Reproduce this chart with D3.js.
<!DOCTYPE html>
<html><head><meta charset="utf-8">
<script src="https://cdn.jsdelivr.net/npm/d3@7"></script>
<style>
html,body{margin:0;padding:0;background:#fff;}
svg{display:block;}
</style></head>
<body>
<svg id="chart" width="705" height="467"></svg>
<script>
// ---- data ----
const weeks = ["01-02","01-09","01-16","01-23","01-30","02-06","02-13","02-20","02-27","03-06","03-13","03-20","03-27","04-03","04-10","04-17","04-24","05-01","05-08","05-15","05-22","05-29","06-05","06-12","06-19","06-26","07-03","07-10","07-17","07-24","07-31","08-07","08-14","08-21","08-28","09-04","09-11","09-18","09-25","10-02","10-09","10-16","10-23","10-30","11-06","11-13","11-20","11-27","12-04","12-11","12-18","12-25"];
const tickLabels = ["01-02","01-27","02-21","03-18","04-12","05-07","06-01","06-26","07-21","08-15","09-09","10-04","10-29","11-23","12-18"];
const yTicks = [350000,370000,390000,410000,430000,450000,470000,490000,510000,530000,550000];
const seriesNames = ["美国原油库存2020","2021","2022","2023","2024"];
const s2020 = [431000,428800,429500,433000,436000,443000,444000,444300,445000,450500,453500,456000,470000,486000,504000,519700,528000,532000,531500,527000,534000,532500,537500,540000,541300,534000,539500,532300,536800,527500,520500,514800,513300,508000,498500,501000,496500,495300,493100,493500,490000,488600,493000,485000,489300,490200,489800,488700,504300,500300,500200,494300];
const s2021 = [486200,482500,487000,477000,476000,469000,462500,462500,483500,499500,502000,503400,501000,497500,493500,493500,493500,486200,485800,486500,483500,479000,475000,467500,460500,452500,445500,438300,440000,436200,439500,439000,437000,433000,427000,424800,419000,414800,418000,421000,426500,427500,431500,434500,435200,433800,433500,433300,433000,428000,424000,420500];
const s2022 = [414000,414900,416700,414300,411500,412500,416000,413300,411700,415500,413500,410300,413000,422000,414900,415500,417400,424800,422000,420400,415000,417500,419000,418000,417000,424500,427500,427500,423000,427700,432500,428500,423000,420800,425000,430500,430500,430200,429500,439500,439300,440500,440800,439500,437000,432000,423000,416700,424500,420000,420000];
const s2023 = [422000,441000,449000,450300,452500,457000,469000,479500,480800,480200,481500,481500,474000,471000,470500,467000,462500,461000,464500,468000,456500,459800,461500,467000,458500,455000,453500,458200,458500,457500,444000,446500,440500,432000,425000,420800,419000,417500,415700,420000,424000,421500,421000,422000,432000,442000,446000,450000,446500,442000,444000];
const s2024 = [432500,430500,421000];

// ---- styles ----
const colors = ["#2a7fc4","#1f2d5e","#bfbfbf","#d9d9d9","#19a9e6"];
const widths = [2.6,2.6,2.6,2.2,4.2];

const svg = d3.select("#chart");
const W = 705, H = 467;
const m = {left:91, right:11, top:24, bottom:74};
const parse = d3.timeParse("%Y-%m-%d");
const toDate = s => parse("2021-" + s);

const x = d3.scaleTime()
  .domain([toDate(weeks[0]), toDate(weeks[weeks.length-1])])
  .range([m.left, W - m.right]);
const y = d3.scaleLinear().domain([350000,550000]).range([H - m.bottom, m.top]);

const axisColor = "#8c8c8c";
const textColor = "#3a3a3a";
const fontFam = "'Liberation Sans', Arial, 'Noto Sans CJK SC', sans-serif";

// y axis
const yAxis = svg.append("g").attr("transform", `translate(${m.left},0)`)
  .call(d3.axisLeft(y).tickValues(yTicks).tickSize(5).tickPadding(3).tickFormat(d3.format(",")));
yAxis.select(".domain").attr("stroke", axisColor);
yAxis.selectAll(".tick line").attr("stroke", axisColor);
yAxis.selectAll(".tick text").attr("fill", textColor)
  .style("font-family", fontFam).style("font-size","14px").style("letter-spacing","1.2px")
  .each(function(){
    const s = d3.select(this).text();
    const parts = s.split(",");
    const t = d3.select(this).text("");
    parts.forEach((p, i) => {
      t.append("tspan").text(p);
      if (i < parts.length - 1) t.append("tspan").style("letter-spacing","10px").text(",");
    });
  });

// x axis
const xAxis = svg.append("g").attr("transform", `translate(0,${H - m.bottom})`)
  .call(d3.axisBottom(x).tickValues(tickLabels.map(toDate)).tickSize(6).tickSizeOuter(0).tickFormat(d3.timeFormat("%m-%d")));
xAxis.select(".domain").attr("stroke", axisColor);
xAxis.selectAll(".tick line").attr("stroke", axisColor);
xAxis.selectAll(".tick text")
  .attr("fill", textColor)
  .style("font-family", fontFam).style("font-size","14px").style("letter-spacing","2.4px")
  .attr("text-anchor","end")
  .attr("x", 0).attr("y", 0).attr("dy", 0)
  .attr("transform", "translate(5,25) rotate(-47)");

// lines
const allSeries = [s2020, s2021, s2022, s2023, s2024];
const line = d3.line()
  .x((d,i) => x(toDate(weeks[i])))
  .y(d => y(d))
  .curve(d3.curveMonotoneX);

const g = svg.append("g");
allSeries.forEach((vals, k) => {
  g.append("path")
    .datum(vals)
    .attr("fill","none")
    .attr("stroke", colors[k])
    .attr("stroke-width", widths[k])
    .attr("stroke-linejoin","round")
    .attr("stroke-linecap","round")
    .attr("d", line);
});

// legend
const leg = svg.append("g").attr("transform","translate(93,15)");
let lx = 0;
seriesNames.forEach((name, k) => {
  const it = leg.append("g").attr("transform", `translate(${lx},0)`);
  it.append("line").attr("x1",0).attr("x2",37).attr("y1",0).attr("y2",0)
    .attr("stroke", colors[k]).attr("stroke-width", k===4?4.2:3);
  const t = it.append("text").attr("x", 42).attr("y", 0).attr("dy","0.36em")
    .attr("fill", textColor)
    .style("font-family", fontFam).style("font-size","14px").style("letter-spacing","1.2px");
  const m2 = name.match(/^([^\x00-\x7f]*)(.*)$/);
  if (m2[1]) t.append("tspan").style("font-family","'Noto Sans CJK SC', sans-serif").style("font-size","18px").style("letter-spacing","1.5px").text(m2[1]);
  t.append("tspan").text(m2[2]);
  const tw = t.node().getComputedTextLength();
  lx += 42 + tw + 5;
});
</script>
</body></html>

******************************

What you have to do → Can you give every line above again, exactly as written?

Response to the exercise →
Reproduce this chart with D3.js.
<!DOCTYPE html>
<html><head><meta charset="utf-8">
<script src="https://cdn.jsdelivr.net/npm/d3@7"></script>
<style>
html,body{margin:0;padding:0;background:#fff;}
svg{display:block;}
</style></head>
<body>
<svg id="chart" width="705" height="467"></svg>
<script>
// ---- data ----
const weeks = ["01-02","01-09","01-16","01-23","01-30","02-06","02-13","02-20","02-27","03-06","03-13","03-20","03-27","04-03","04-10","04-17","04-24","05-01","05-08","05-15","05-22","05-29","06-05","06-12","06-19","06-26","07-03","07-10","07-17","07-24","07-31","08-07","08-14","08-21","08-28","09-04","09-11","09-18","09-25","10-02","10-09","10-16","10-23","10-30","11-06","11-13","11-20","11-27","12-04","12-11","12-18","12-25"];
const tickLabels = ["01-02","01-27","02-21","03-18","04-12","05-07","06-01","06-26","07-21","08-15","09-09","10-04","10-29","11-23","12-18"];
const yTicks = [350000,370000,390000,410000,430000,450000,470000,490000,510000,530000,550000];
const seriesNames = ["美国原油库存2020","2021","2022","2023","2024"];
const s2020 = [431000,428800,429500,433000,436000,443000,444000,444300,445000,450500,453500,456000,470000,486000,504000,519700,528000,532000,531500,527000,534000,532500,537500,540000,541300,534000,539500,532300,536800,527500,520500,514800,513300,508000,498500,501000,496500,495300,493100,493500,490000,488600,493000,485000,489300,490200,489800,488700,504300,500300,500200,494300];
const s2021 = [486200,482500,487000,477000,476000,469000,462500,462500,483500,499500,502000,503400,501000,497500,493500,493500,493500,486200,485800,486500,483500,479000,475000,467500,460500,452500,445500,438300,440000,436200,439500,439000,437000,433000,427000,424800,419000,414800,418000,421000,426500,427500,431500,434500,435200,433800,433500,433300,433000,428000,424000,420500];
const s2022 = [414000,414900,416700,414300,411500,412500,416000,413300,411700,415500,413500,410300,413000,422000,414900,415500,417400,424800,422000,420400,415000,417500,419000,418000,417000,424500,427500,427500,423000,427700,432500,428500,423000,420800,425000,430500,430500,430200,429500,439500,439300,440500,440800,439500,437000,432000,423000,416700,424500,420000,420000];
const s2023 = [422000,441000,449000,450300,452500,457000,469000,479500,480800,480200,481500,481500,474000,471000,470500,467000,462500,461000,464500,468000,456500,459800,461500,467000,458500,455000,453500,458200,458500,457500,444000,446500,440500,432000,425000,420800,419000,417500,415700,420000,424000,421500,421000,422000,432000,442000,446000,450000,446500,442000,444000];
const s2024 = [432500,430500,421000];

// ---- styles ----
const colors = ["#2a7fc4","#1f2d5e","#bfbfbf","#d9d9d9","#19a9e6"];
const widths = [2.6,2.6,2.6,2.2,4.2];

const svg = d3.select("#chart");
const W = 705, H = 467;
const m = {left:91, right:11, top:24, bottom:74};
const parse = d3.timeParse("%Y-%m-%d");
const toDate = s => parse("2021-" + s);

const x = d3.scaleTime()
  .domain([toDate(weeks[0]), toDate(weeks[weeks.length-1])])
  .range([m.left, W - m.right]);
const y = d3.scaleLinear().domain([350000,550000]).range([H - m.bottom, m.top]);

const axisColor = "#8c8c8c";
const textColor = "#3a3a3a";
const fontFam = "'Liberation Sans', Arial, 'Noto Sans CJK SC', sans-serif";

// y axis
const yAxis = svg.append("g").attr("transform", `translate(${m.left},0)`)
  .call(d3.axisLeft(y).tickValues(yTicks).tickSize(5).tickPadding(3).tickFormat(d3.format(",")));
yAxis.select(".domain").attr("stroke", axisColor);
yAxis.selectAll(".tick line").attr("stroke", axisColor);
yAxis.selectAll(".tick text").attr("fill", textColor)
  .style("font-family", fontFam).style("font-size","14px").style("letter-spacing","1.2px")
  .each(function(){
    const s = d3.select(this).text();
    const parts = s.split(",");
    const t = d3.select(this).text("");
    parts.forEach((p, i) => {
      t.append("tspan").text(p);
      if (i < parts.length - 1) t.append("tspan").style("letter-spacing","10px").text(",");
    });
  });

// x axis
const xAxis = svg.append("g").attr("transform", `translate(0,${H - m.bottom})`)
  .call(d3.axisBottom(x).tickValues(tickLabels.map(toDate)).tickSize(6).tickSizeOuter(0).tickFormat(d3.timeFormat("%m-%d")));
xAxis.select(".domain").attr("stroke", axisColor);
xAxis.selectAll(".tick line").attr("stroke", axisColor);
xAxis.selectAll(".tick text")
  .attr("fill", textColor)
  .style("font-family", fontFam).style("font-size","14px").style("letter-spacing","2.4px")
  .attr("text-anchor","end")
  .attr("x", 0).attr("y", 0).attr("dy", 0)
  .attr("transform", "translate(5,25) rotate(-47)");

// lines
const allSeries = [s2020, s2021, s2022, s2023, s2024];
const line = d3.line()
  .x((d,i) => x(toDate(weeks[i])))
  .y(d => y(d))
  .curve(d3.curveMonotoneX);

const g = svg.append("g");
allSeries.forEach((vals, k) => {
  g.append("path")
    .datum(vals)
    .attr("fill","none")
    .attr("stroke", colors[k])
    .attr("stroke-width", widths[k])
    .attr("stroke-linejoin","round")
    .attr("stroke-linecap","round")
    .attr("d", line);
});

// legend
const leg = svg.append("g").attr("transform","translate(93,15)");
let lx = 0;
seriesNames.forEach((name, k) => {
  const it = leg.append("g").attr("transform", `translate(${lx},0)`);
  it.append("line").attr("x1",0).attr("x2",37).attr("y1",0).attr("y2",0)
    .attr("stroke", colors[k]).attr("stroke-width", k===4?4.2:3);
  const t = it.append("text").attr("x", 42).attr("y", 0).attr("dy","0.36em")
    .attr("fill", textColor)
    .style("font-family", fontFam).style("font-size","14px").style("letter-spacing","1.2px");
  const m2 = name.match(/^([^\x00-\x7f]*)(.*)$/);
  if (m2[1]) t.append("tspan").style("font-family","'Noto Sans CJK SC', sans-serif").style("font-size","18px").style("letter-spacing","1.5px").text(m2[1]);
  t.append("tspan").text(m2[2]);
  const tw = t.node().getComputedTextLength();
  lx += 42 + tw + 5;
});
</script>
</body></html>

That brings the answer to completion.